Researchers from Bonn University, along with colleagues from America, have published a world map with a strategy to fight famine, reports the German website Proplanta.de. This map describes the regional measures that are particularly useful for ensuring a sustainable food supply.

At the moment, worldly food production is not doing as well as it could: one billion people go to bed hungry every night. At the same time the agricultural sector contributes enormously to the environmental problem, for example through greenhouse gas emissions, eutrophication, and water issues. These problems will only get worse as time goes on - by 2050 the world population will increase by 2 billion people.

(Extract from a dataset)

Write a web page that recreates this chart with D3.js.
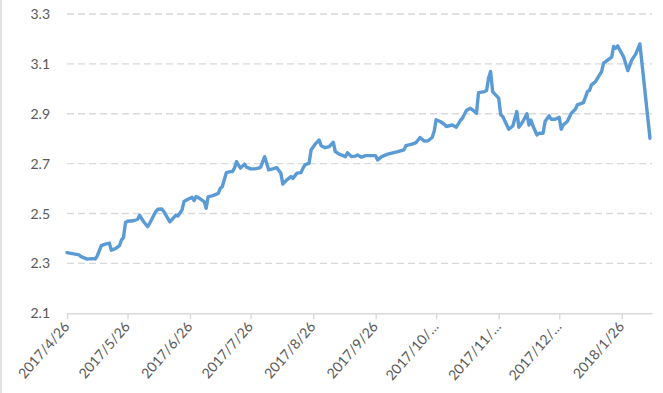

Experts are convinced that the food supply can be made sustainable. In 2011 an international research team, in cooperation with Bonn University, presented five measures regarding a sustainable food supply. Now the measures are more detailed: a published article in the magazine Science shows which regions need to apply which measures in order for this idea to work.

Our goal, for example, is to increase crop yields through better cultivation methods and technology. In regions like Germany these kinds of measures would have little effect because growers in this region are already close to yielding 80 to 90 percent of the crops. What Germany is able to do is possible under current soil and climate conditions. In other parts of the world it is a different story: in some regions growers could harvest ten times as much as they are now if they were able to improve their crops.

Researches also want to make sure that rainforests are no longer being cut down to make arable land and pasture land. Brazil is at the top of this list: one third of the worldwide rainforest was lost here between 2000 and 2012. Indonesia comes in at number 2, with a loss of 17%. The effects of this include loss of biodiversity, accelerated climate change and a expansion of deserts - this would throw even more people into living with chronic hunger.